= Jorge Moll Filho =

Brazilian billionaire businessman

Jorge Neval Moll Filho (born January 23, 1946) is a Brazilian cardiologist and entrepreneur. He founded Rede D'Or, which is one of the largest Brazilian hospital and lab operators.

Moll began acquiring clinics and laboratories in Rio de Janeiro in 1977, at the age of 33. He later founded the Cardiolab diagnostic clinic group. In 1994, he purchased the former Copa D’Or hotel in Copacabana and converted it into the Copa D’Or hospital.
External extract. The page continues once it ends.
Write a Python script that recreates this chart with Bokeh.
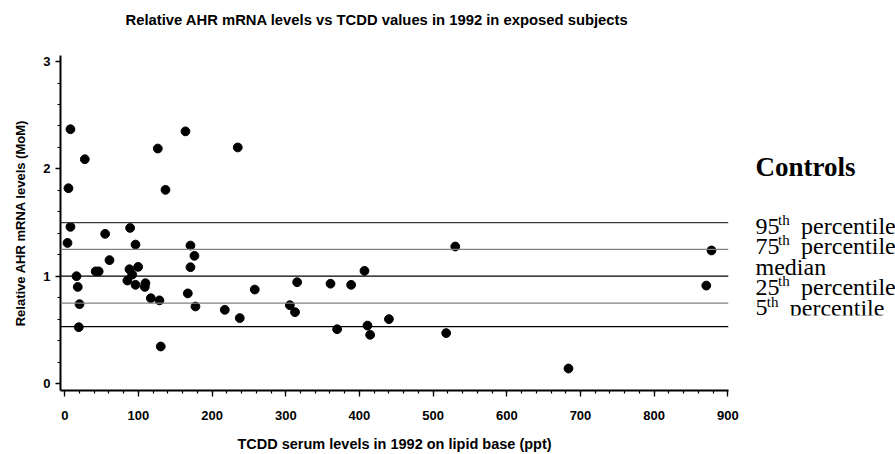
from bokeh.plotting import figure
from bokeh.layouts import row
from bokeh.models import Span, Label, SingleIntervalTicker, Range1d, ColumnDataSource
from bokeh.embed import file_html
from bokeh.resources import INLINE

# ---- data ----
tcdd = [3.7, 5.0, 7.7, 7.7, 15.9, 17.6, 20.0, 19.0, 27.2, 42.0, 46.0, 54.8, 60.7,
        85.0, 87.8, 88.7, 91.5, 96.0, 96.0, 99.6, 108.6, 109.5, 116.8, 126.3,
        128.5, 130.3, 136.7, 163.8, 167.0, 170.6, 170.6, 176.0, 177.4, 217.2,
        234.8, 237.5, 257.9, 305.5, 312.5, 315.4, 360.7, 369.7, 388.7, 406.8,
        410.9, 414.5, 440.0, 517.7, 530.0, 683.7, 870.7, 877.8]
ahr = [1.31, 1.82, 2.37, 1.46, 1.00, 0.90, 0.74, 0.525, 2.09, 1.045, 1.045, 1.395,
       1.15, 0.96, 1.065, 1.45, 1.015, 1.295, 0.92, 1.087, 0.90, 0.935, 0.795,
       2.19, 0.775, 0.345, 1.805, 2.35, 0.84, 1.286, 1.084, 1.19, 0.718, 0.687,
       2.20, 0.61, 0.876, 0.73, 0.665, 0.944, 0.93, 0.506, 0.92, 1.05, 0.54,
       0.454, 0.60, 0.47, 1.277, 0.14, 0.913, 1.24]

pct_values = [1.5, 1.25, 1.0, 0.75, 0.53]
pct_colors = ["#3a3a3a", "#808080", "#000000", "#808080", "#000000"]
legend_nums = ["95", "75", "", "25", "5"]
legend_sups = ["th", "th", "", "th", "th"]
legend_words = ["percentile", "percentile", "median", "percentile", "percentile"]

title_text = "Relative AHR mRNA levels vs TCDD values in 1992 in exposed subjects"
x_title = "TCDD serum levels in 1992 on lipid base (ppt)"
y_title = "Relative AHR mRNA levels (MoM)"
legend_title = "Controls"

# ---- layout (pixel positions in the 895x454 picture) ----
W, H = 740, 454
FL, FR, FT, FB = 60, 728, 55, 390
X0, X1 = -5.8, 900.9
Y0, Y1 = -0.065, 3.057

p = figure(width=W, height=H, output_backend="svg", toolbar_location=None,
           x_range=Range1d(X0, X1), y_range=Range1d(Y0, Y1),
           min_border_left=FL, min_border_right=W - FR,
           min_border_top=FT, min_border_bottom=H - FB)
p.outline_line_color = None
p.xgrid.visible = False
p.ygrid.visible = False

# trailing newline keeps the title high above the frame
p.title.text = title_text + "\n"
p.title.align = "left"
p.title.offset = 65
p.title.vertical_align = "bottom"
p.title.text_font = "Liberation Sans"
p.title.text_font_style = "bold"
p.title.text_font_size = "14.8px"
p.title.text_line_height = 1.3
p.title.text_color = "black"
p.title.standoff = 14

for ax in (p.xaxis[0], p.yaxis[0]):
    ax.axis_line_width = 2
    ax.axis_line_color = "black"
    ax.major_tick_in = 0
    ax.minor_tick_in = 0
    ax.major_tick_line_color = "black"
    ax.minor_tick_line_color = "black"
    ax.major_tick_line_width = 1.3
    ax.minor_tick_line_width = 1.2
    ax.major_label_text_font = "Liberation Sans"
    ax.major_label_text_font_style = "bold"
    ax.major_label_text_font_size = "13px"
    ax.major_label_text_color = "black"
    ax.axis_label_text_font = "Liberation Sans"
    ax.axis_label_text_font_style = "bold"
    ax.axis_label_text_color = "black"

p.xaxis.ticker = SingleIntervalTicker(interval=100, num_minor_ticks=5)
p.yaxis.ticker = SingleIntervalTicker(interval=1, num_minor_ticks=5)
p.xaxis.major_tick_out = 6
p.xaxis.minor_tick_out = 3
p.xaxis.major_label_standoff = 14
p.xaxis.axis_label = x_title
p.xaxis.axis_label_text_font_size = "14.5px"
p.xaxis.axis_label_standoff = 13

p.yaxis.major_tick_out = 5
p.yaxis.minor_tick_out = 3
p.yaxis.major_label_standoff = 5
p.yaxis.axis_label = y_title
p.yaxis.axis_label_text_font_size = "13px"
p.yaxis.axis_label_standoff = 12

# reference lines (control percentiles)
for v, c in zip(pct_values, pct_colors):
    p.add_layout(Span(location=v, dimension="width", line_color=c, line_width=1.3))

# points
src = ColumnDataSource(dict(x=tcdd, y=ahr))
p.scatter("x", "y", source=src, size=8.8, marker="circle",
          fill_color="black", line_color="black")

# ---- legend text panel on the right (data coordinates ~ picture pixels) ----
LW = 895 - W
q = figure(width=LW, height=H, output_backend="svg", toolbar_location=None,
           x_range=Range1d(W, 895), y_range=Range1d(FB, FT),
           min_border_left=0, min_border_right=0,
           min_border_top=FT, min_border_bottom=H - FB,
           x_axis_type=None, y_axis_type=None)
q.outline_line_color = None
q.xgrid.visible = False
q.ygrid.visible = False

q.add_layout(Label(x=755, y=166, text=legend_title, text_align="left",
                   text_baseline="alphabetic", text_font="Liberation Serif",
                   text_font_style="bold", text_font_size="27px", text_color="black"))
baselines = [225.7, 245.7, 266.3, 286.7, 307.0]
for num, sup, word, b in zip(legend_nums, legend_sups, legend_words, baselines):
    x = 755
    if num:
        q.add_layout(Label(x=x, y=b, text=num, text_align="left",
                           text_baseline="alphabetic", text_font="Liberation Serif",
                           text_font_size="24px", text_color="black"))
        x += 11.3 * len(num)
        q.add_layout(Label(x=x, y=b - 6, text=sup, text_align="left",
                           text_baseline="alphabetic", text_font="Liberation Serif",
                           text_font_size="15px", text_color="black"))
        x += 23
    q.add_layout(Label(x=x, y=b, text=word, text_align="left",
                       text_baseline="alphabetic", text_font="Liberation Serif",
                       text_font_size="24px", text_color="black"))

# the reference's legend image is cut just below the last line
mask = q.quad(left=[W], right=[895], top=[baselines[-1] + 8], bottom=[FB],
              fill_color="white", line_color=None)
mask.level = "overlay"

layout = row(p, q, spacing=0)
open("out.html", "w").write(file_html(layout, INLINE))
In 1998, he bought a hotel in Barra da Tijuca and opened the Barra D’Or hospital.

By 2014, Moll had become a billionaire and owned a majority of the medical facilities in Rio de Janeiro. In 2015, Rede D’Or acquired the healthcare group São Luiz. Rede D’Or São Luiz provides medical treatment with a focus on oncology, neurology, cardiology, gynecology, and dermatology. Moll owns 72% of the company, while 23% is owned by the investment bank BTG Pactual.

Jorge Moll Filho made the 2026 Forbes Billionaires List with an estimated wealth of $6.4 billion and occupied the 509th position. Additionally, in August 2026, he is currently the 646th wealthiest person in the world.